POJ3697-USTC campus network

USTC campus network

Time Limit: 4000MS		Memory Limit: 65536K
Total Submissions: 4886		Accepted: 1496

Description

USTC campus network is a huge network. There is a bi-directional link between every pair of computers in the network. One of the computers is the BBS server, which is so popular that thousands of people log on it every day. Recently some links of the network are damaged by the rainstorm. The network administrator is going to check which computers are still connected with the BBS server directly or indirectly.

You are to help the administrator to report the number of computers still connecting with the BBS server (not including itself).

Input

The input consists of multiple test cases. Each test case starts with a line containing two integers N and M (1 ≤ N ≤ 10,000, 0 ≤ M ≤ 1,000,000), which are the number of computers and the number of damaged links in USTC campus network, respectively. The computers are numbered from 1 to N and computer 1 is the BBS server.
Each of the following M lines contains two integers A and B(1 ≤ A ≤ N, 1 ≤ B ≤ N, A ≠ B), which means the link between computer A and B is damaged. A link will appear at most once.

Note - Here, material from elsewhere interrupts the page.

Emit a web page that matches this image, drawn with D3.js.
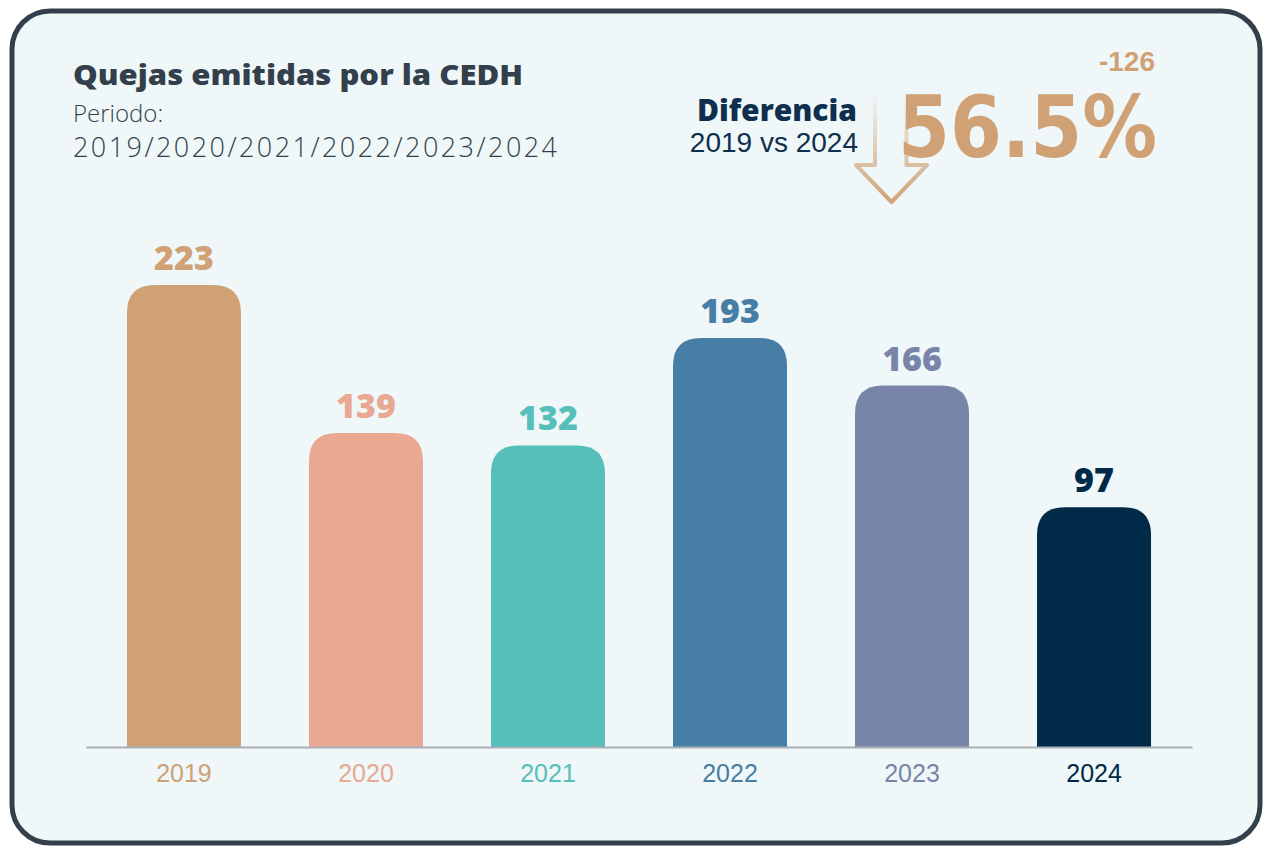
<!DOCTYPE html>
<html><head><meta charset="utf-8">
<script src="https://cdn.jsdelivr.net/npm/d3@7"></script>
<style>html,body{margin:0;padding:0;background:#fff;}svg{display:block;}</style>
</head><body>
<script>
const years = ["2019","2020","2021","2022","2023","2024"];
const values = [223,139,132,193,166,97];
const colors = ["#cfa174","#e9a891","#57bfba","#477ea6","#7885a9","#002a48"];
const title = "Quejas emitidas por la CEDH";
const periodLabel = "Periodo:";
const periodText = "2019/2020/2021/2022/2023/2024";
const diffTitle = "Diferencia";
const diffSub = "2019 vs 2024";
const diffPct = "56.5%";
const diffAbs = "-126";

const W = 1265, H = 846;
const svg = d3.select("body").append("svg").attr("width", W).attr("height", H);

// card
svg.append("rect").attr("x",12).attr("y",11).attr("width",1248).attr("height",832)
  .attr("rx",38).attr("fill","#eff7f9").attr("stroke","#333f4a").attr("stroke-width",5);

const x = d3.scaleBand().domain(years).range([86,1192]).paddingInner(0.3736).paddingOuter(0.225);
const y = d3.scaleLinear().domain([-39,223]).range([747,285]);

const r = 28;
function barPath(x0,w,yt,yb){
  const rr = Math.min(r, w/2, (yb-yt));
  return `M${x0},${yb} L${x0},${yt+rr} Q${x0},${yt} ${x0+rr},${yt} L${x0+w-rr},${yt} Q${x0+w},${yt} ${x0+w},${yt+rr} L${x0+w},${yb} Z`;
}
const g = svg.append("g");
g.selectAll("path.bar").data(values).join("path").attr("class","bar")
  .attr("d",(d,i)=>barPath(x(years[i]), x.bandwidth(), y(d), y(-39)))
  .attr("fill",(d,i)=>colors[i]);

g.selectAll("text.val").data(values).join("text").attr("class","val")
  .attr("x",(d,i)=>x(years[i])+x.bandwidth()/2).attr("y",d=>y(d)-15)
  .attr("text-anchor","middle").attr("font-family","'Open Sans', sans-serif").attr("font-weight",800)
  .attr("font-size",34).attr("fill",(d,i)=>colors[i]).text(d=>d);

// axis
const axis = svg.append("g").attr("transform","translate(0,747)").call(d3.axisBottom(x).tickSize(0).tickPadding(17));
axis.select(".domain").attr("stroke","#aab0b6").attr("stroke-width",2);
axis.selectAll(".tick text").attr("font-family","'Liberation Sans', Arial, sans-serif").attr("font-size",25)
  .attr("fill",(d,i)=>colors[i]);

// titles
svg.append("text").attr("x",73).attr("y",85).attr("font-family","'Open Sans', sans-serif").attr("font-weight",800)
  .attr("font-size",28).attr("fill","#333f4a").attr("textLength",450).attr("lengthAdjust","spacingAndGlyphs").text(title);
svg.append("text").attr("x",73).attr("y",122).attr("font-family","'Open Sans', sans-serif").attr("font-weight",300)
  .attr("font-size",24).attr("fill","#333f4a").text(periodLabel);
svg.append("text").attr("x",73).attr("y",157).attr("font-family","'Open Sans', sans-serif").attr("font-weight",300)
  .attr("font-size",27).attr("fill","#333f4a").attr("textLength",484).attr("lengthAdjust","spacing").text(periodText);

// arrow
const defs = svg.append("defs");
const grad = defs.append("linearGradient").attr("id","ag").attr("gradientUnits","userSpaceOnUse")
  .attr("x1",0).attr("y1",93).attr("x2",0).attr("y2",205);
grad.append("stop").attr("offset","0").attr("stop-color","#cfa174").attr("stop-opacity",0);
grad.append("stop").attr("offset","0.7").attr("stop-color","#cfa174").attr("stop-opacity",0.7);
grad.append("stop").attr("offset","1").attr("stop-color","#cfa174").attr("stop-opacity",1);
svg.append("path").attr("d","M875,93 L875,165 L856,165 L891.5,202 L927,165 L906.5,165 L906.5,93")
  .attr("fill","none").attr("stroke","url(#ag)").attr("stroke-width",4).attr("stroke-linejoin","round");

svg.append("text").attr("x",857).attr("y",121).attr("text-anchor","end").attr("font-family","'Open Sans', sans-serif")
  .attr("font-weight",800).attr("font-size",30).attr("fill","#0f2f4f").text(diffTitle);
svg.append("text").attr("x",858).attr("y",152).attr("text-anchor","end").attr("font-family","'Liberation Sans', Arial, sans-serif")
  .attr("font-size",28).attr("fill","#0f2f4f").text(diffSub);

svg.append("text").attr("x",898).attr("y",157).attr("font-family","'DejaVu Sans', sans-serif")
  .attr("font-weight",700).attr("font-size",86).attr("fill","#cfa174")
  .attr("textLength",259).attr("lengthAdjust","spacingAndGlyphs").text(diffPct);
svg.append("text").attr("x",1155).attr("y",71).attr("text-anchor","end").attr("font-family","'Liberation Sans', Arial, sans-serif")
  .attr("font-weight",700).attr("font-size",28).attr("fill","#cfa174").text(diffAbs);
</script>
</body></html>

The last test case is followed by a line containing two zeros.

Output

For each test case, print a line containing the test case number( beginning with 1) followed by the number of computers still connecting with the BBS server.

Sample Input

3 2
1 2
1 3
4 3
1 2
3 2
4 2
0 0

Sample Output

Case 1: 0
Case 2: 2

Source

2008 Asia Hefei Regional Contest Online by USTC

题意：有n台电脑，一开始每两台计算机之间都由一条双向的网线连接着，其中一台是BBS服务器。可是，最近网络中的m条网线被破坏了，网络管理员想知道还有多少台计算机直接或间接的连接着服务器。

解题思路：暴力+bitset

#include <iostream>
#include <cstdio>
#include <string>
#include <cstring>
#include <algorithm>
#include <cmath>
#include <queue>
#include <vector>
#include <set>
#include <stack>
#include <map>
#include <climits>
#include <bitset>

using namespace std;

#define LL long long
const int INF=0x3f3f3f3f;

bitset<10009>f[10009],k;

int main()
{
    int n,m,a,b,cas=0;
    while(~scanf("%d %d",&n,&m)&&(n+m))
    {
        for(int i=1;i<=n;i++) f[i].reset();
        for(int i=1;i<=m;i++)
        {
            scanf("%d %d",&a,&b);
            f[a][b]=f[b][a]=1;
        }
        k.reset();
        k[1]=1;
        while(k.count()<n)
        {
            int cnt=0;
            for(int i=1;i<=n;i++)
            {
                if (k[i]||(f[i]&k)==k) continue;
                k[i]=1;cnt++;
            }
            if(!cnt) break;
        }
        printf("Case %d: %d\n",++cas,k.count()-1);
    }
    return 0;
}